### Data lines

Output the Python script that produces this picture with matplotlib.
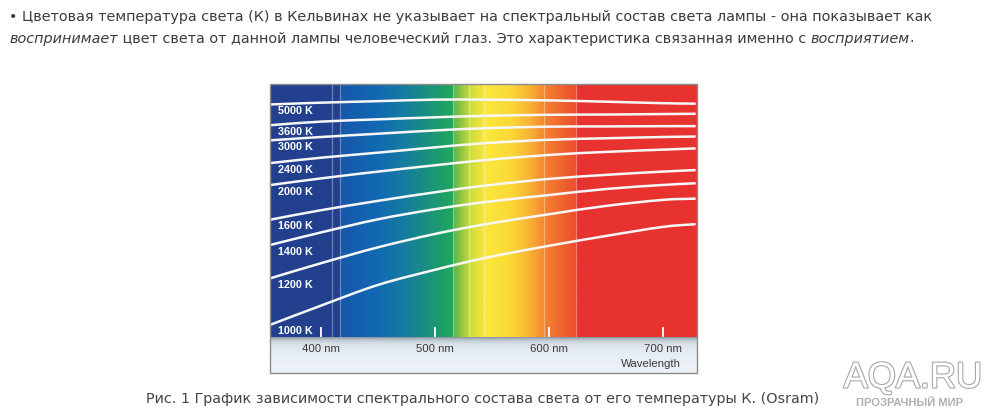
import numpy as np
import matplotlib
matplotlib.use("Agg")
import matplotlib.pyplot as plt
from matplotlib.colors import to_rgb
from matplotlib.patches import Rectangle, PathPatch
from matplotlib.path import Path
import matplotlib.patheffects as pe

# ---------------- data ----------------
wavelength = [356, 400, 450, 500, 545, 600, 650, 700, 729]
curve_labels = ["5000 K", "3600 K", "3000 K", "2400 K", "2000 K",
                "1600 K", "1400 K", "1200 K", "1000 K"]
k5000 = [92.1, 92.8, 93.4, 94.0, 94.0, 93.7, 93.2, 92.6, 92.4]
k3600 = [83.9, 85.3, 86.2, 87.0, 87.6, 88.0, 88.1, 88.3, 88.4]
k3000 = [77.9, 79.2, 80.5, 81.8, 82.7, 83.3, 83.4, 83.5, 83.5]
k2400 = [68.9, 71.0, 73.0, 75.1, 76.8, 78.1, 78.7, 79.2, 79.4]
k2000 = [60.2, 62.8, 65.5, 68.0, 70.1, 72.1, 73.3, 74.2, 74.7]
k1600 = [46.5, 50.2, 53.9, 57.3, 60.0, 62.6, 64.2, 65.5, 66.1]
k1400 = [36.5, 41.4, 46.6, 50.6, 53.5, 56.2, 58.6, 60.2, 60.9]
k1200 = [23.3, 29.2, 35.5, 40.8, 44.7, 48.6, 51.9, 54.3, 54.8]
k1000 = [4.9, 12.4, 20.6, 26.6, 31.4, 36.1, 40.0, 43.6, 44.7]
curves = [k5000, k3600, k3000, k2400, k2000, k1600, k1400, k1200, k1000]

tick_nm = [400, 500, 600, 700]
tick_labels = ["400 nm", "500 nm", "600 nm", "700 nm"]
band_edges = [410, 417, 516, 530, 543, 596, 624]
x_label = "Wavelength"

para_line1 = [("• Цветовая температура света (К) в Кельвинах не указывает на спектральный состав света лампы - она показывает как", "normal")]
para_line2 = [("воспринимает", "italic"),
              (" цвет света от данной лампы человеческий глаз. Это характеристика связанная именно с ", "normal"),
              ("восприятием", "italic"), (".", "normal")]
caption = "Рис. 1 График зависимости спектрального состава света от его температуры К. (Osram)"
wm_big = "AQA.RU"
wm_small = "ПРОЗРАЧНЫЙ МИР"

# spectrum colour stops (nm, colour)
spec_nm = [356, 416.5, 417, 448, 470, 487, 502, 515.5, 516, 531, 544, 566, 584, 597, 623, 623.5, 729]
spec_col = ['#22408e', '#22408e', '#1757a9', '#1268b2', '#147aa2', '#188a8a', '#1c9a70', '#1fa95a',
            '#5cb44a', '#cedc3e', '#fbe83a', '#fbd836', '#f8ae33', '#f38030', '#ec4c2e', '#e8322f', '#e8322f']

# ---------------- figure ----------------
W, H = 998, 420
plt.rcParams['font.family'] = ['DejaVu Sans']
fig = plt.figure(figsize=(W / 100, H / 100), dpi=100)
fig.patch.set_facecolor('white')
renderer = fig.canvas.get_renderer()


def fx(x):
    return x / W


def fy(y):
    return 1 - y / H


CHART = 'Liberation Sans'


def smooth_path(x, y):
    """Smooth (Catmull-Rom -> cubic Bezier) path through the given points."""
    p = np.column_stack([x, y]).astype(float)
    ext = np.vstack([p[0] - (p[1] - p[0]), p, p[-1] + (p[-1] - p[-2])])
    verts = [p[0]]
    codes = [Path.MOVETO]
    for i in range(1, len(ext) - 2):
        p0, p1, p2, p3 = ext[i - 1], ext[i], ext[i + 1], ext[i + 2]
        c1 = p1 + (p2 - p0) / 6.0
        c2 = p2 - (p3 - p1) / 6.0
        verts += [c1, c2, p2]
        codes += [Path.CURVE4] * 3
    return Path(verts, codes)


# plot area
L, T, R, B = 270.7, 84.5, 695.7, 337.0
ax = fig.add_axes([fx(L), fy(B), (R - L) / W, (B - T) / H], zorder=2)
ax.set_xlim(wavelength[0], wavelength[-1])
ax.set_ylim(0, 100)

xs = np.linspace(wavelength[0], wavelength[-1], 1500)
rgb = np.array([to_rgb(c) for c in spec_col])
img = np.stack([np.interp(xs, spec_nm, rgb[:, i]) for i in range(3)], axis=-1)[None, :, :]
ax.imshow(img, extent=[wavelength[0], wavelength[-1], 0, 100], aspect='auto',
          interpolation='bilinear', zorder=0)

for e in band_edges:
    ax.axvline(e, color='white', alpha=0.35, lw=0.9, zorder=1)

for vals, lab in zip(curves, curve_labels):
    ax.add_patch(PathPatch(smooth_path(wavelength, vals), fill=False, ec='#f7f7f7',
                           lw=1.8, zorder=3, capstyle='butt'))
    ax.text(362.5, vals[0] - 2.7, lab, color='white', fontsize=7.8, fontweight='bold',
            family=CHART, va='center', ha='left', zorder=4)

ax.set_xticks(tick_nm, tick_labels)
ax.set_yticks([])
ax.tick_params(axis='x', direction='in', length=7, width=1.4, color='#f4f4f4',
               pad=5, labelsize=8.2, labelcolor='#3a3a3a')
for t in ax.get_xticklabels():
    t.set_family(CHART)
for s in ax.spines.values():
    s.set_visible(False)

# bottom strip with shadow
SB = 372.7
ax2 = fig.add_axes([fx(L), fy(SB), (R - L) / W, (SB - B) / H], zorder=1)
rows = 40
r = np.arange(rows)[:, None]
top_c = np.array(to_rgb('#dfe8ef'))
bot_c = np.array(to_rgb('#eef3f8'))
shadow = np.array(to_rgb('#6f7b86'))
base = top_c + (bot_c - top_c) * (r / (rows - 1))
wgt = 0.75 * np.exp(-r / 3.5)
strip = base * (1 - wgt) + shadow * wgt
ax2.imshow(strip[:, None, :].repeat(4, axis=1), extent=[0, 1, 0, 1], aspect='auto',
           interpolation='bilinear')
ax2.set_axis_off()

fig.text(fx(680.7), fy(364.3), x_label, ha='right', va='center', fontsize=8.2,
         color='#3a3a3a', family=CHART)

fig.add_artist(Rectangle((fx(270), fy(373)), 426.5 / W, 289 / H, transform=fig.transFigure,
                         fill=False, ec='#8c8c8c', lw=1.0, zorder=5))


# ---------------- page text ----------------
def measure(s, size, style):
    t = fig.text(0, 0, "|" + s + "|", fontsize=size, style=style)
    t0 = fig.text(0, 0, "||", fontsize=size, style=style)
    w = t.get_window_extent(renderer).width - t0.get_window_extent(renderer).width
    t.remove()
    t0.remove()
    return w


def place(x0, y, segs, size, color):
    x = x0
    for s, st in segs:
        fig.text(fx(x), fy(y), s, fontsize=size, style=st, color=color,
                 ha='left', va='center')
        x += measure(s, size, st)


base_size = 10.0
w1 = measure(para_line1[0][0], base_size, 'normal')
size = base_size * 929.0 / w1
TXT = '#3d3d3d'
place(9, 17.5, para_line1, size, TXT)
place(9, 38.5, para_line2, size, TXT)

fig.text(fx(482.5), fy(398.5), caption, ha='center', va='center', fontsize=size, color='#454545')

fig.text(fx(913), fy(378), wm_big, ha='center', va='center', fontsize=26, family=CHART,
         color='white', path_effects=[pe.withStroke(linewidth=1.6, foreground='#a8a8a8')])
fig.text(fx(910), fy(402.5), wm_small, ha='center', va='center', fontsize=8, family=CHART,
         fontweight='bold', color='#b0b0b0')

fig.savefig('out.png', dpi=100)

######
### Data lines

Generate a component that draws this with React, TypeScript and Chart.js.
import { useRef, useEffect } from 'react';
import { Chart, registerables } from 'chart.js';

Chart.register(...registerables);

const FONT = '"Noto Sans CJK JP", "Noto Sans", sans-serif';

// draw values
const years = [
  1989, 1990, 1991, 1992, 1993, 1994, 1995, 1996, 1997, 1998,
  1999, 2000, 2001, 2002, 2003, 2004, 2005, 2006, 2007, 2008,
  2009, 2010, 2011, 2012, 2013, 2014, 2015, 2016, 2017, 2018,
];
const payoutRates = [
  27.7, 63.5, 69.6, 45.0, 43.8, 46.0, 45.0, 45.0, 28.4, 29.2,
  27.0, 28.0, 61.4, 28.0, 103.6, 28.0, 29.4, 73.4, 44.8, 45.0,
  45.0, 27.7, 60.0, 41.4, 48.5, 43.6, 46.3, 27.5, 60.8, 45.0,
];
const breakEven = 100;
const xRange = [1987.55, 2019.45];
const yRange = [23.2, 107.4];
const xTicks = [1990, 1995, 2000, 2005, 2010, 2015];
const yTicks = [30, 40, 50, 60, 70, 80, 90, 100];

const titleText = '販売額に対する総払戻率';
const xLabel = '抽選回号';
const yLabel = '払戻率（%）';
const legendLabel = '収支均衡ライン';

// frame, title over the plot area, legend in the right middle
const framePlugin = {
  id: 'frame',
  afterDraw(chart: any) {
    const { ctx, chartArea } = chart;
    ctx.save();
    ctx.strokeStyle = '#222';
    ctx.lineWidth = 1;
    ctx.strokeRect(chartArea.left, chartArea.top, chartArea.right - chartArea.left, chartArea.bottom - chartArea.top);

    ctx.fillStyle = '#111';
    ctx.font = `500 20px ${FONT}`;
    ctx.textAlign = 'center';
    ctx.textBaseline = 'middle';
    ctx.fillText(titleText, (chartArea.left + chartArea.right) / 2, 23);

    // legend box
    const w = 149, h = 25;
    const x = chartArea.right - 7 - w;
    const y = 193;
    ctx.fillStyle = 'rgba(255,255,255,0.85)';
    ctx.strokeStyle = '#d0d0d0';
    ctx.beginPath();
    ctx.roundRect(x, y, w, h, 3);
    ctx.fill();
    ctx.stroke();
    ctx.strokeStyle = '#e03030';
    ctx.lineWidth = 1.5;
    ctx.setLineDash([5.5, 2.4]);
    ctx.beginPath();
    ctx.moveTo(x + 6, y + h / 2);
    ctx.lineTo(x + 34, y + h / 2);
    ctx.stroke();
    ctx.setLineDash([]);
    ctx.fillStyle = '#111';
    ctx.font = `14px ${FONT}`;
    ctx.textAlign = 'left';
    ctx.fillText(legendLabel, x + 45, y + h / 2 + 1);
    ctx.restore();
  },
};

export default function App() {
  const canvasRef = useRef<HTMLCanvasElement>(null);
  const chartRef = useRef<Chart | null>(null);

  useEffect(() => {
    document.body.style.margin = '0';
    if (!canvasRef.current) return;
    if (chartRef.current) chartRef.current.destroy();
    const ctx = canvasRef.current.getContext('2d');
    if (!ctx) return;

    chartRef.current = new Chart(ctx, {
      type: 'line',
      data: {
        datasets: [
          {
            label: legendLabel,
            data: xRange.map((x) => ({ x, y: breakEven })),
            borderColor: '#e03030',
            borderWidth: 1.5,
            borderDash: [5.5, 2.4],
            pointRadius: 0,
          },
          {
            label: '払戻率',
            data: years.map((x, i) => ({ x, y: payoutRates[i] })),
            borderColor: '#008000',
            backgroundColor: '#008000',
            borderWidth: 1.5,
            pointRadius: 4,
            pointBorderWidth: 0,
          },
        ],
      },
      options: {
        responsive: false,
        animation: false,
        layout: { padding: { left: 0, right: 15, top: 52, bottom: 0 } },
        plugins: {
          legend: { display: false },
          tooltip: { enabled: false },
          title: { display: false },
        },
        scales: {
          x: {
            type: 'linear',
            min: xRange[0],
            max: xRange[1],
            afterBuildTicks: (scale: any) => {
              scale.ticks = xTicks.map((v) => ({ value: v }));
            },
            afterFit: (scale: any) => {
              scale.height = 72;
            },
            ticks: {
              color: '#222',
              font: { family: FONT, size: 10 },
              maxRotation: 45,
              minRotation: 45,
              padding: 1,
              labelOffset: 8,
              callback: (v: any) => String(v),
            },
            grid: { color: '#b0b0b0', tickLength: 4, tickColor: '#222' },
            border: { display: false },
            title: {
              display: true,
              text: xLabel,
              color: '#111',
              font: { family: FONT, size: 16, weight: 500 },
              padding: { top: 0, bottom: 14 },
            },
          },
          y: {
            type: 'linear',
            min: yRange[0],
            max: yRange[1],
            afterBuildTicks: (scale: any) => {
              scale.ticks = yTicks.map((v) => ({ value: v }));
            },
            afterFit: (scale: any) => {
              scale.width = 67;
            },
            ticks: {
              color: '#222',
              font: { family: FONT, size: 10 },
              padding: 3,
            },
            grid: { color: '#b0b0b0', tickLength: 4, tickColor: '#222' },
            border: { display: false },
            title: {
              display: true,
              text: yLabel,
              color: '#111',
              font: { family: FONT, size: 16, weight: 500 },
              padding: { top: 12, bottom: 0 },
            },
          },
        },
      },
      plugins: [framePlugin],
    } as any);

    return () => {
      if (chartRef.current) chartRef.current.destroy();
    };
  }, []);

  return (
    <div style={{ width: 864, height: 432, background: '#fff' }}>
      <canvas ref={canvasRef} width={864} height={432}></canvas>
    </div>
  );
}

######

- **Set problem**: Only the lines from the one bearing "Output the Python" to the one bearing "import matplotlib.patheffects as pe", both included, should be restated word for word, with pictures left out.

- **Complete answer**:
Output the Python script that produces this picture with matplotlib.
import numpy as np
import matplotlib
matplotlib.use("Agg")
import matplotlib.pyplot as plt
from matplotlib.colors import to_rgb
from matplotlib.patches import Rectangle, PathPatch
from matplotlib.path import Path
import matplotlib.patheffects as pe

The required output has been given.